### GIVEN INFORMATION

§

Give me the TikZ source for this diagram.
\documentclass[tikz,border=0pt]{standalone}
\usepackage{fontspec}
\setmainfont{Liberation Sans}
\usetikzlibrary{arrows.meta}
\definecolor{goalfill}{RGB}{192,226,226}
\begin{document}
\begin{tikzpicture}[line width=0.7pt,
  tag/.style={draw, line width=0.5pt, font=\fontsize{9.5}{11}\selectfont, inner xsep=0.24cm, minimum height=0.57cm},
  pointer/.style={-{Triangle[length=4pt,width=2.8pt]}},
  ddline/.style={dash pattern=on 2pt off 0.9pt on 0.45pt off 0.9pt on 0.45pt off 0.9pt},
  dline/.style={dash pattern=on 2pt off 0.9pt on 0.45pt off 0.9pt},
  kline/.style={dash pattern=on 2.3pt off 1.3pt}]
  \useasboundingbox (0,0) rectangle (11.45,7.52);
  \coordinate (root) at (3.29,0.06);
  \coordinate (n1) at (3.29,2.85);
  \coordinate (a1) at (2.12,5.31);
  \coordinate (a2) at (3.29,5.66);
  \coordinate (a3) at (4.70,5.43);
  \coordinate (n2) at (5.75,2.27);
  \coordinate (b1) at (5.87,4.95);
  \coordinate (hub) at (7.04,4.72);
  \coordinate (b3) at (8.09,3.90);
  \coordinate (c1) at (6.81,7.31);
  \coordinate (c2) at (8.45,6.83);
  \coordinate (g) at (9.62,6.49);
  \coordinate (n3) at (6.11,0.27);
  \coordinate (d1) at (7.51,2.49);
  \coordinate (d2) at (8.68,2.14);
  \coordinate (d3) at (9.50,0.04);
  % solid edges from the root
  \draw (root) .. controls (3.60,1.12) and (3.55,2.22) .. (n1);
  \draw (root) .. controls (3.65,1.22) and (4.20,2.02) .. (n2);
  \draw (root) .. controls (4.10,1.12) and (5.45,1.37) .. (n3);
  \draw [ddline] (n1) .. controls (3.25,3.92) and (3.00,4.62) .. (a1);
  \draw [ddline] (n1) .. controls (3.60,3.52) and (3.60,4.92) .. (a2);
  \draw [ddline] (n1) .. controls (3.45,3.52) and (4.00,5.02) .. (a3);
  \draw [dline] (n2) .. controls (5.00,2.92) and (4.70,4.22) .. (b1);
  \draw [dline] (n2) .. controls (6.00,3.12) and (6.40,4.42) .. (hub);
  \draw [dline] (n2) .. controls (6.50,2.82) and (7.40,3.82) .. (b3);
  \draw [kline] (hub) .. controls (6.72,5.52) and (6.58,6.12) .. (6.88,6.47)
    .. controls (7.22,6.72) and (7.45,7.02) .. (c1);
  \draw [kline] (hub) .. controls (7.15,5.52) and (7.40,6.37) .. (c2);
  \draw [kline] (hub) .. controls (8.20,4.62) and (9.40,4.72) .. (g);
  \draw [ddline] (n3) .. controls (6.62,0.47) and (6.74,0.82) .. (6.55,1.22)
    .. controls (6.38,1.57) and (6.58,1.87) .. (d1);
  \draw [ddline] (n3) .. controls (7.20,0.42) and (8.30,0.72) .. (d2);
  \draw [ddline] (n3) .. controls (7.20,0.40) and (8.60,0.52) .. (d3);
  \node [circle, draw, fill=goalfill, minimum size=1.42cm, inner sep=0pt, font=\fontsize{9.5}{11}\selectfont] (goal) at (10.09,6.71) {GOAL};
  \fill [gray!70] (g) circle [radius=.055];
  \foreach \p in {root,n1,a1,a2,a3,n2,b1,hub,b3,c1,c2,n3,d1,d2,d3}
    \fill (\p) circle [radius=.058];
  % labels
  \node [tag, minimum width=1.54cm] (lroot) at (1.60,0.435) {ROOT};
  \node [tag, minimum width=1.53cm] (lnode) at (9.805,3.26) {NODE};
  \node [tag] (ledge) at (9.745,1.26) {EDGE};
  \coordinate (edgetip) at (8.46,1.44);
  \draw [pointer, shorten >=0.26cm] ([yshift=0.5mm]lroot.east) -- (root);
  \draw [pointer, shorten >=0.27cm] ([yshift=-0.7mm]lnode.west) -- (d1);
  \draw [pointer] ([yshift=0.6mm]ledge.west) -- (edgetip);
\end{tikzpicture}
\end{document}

§

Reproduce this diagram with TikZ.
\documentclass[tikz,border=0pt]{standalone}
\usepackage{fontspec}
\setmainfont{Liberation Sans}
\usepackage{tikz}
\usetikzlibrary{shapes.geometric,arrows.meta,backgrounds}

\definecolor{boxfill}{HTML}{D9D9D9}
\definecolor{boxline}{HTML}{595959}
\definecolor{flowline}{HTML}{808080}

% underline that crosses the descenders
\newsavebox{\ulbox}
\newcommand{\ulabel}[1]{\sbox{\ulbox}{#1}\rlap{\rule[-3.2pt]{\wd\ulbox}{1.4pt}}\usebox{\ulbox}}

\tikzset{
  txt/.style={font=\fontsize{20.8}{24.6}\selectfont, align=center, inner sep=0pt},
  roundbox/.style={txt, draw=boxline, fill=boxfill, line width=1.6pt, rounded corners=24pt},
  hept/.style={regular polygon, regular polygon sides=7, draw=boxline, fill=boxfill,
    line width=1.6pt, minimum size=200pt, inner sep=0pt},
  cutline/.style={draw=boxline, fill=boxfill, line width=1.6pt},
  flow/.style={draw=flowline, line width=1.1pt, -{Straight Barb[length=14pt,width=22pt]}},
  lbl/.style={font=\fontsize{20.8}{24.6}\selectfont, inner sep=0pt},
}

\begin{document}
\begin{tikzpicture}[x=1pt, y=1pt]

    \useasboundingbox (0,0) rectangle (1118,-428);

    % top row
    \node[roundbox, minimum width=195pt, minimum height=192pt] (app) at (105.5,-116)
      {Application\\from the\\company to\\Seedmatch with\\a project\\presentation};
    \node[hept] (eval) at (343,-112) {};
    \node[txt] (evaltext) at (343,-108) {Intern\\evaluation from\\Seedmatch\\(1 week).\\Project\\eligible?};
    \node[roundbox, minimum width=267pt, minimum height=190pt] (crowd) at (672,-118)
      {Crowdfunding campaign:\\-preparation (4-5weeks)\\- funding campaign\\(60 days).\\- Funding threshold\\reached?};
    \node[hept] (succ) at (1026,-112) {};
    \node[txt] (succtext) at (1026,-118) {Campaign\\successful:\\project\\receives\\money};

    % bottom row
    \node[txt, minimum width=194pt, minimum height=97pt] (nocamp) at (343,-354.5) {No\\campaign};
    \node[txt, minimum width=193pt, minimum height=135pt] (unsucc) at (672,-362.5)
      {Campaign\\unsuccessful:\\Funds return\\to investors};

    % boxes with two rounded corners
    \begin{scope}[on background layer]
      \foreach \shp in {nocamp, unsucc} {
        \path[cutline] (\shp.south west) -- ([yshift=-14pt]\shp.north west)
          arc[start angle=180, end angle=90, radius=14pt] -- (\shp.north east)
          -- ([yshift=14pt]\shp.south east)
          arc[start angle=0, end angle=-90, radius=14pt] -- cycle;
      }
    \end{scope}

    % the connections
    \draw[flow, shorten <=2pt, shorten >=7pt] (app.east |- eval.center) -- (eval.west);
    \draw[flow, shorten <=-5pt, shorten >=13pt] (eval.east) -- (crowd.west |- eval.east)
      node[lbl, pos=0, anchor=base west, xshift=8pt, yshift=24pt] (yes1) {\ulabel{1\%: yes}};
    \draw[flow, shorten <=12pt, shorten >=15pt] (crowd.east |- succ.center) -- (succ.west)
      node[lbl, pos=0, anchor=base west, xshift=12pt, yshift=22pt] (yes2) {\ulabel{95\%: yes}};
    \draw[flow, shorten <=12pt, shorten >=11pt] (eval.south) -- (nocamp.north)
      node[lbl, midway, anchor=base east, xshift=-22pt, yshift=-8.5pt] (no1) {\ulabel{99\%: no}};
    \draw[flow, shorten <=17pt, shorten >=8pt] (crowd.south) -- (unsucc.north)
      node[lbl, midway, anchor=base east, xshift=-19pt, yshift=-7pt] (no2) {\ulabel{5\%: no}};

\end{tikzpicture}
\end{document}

§

### INSTRUCTIONS FOR THE TASK
Check each line above for the word "diagram", and copy the lines where it appears.

### TASK ANSWER
Give me the TikZ source for this diagram.
Reproduce this diagram with TikZ.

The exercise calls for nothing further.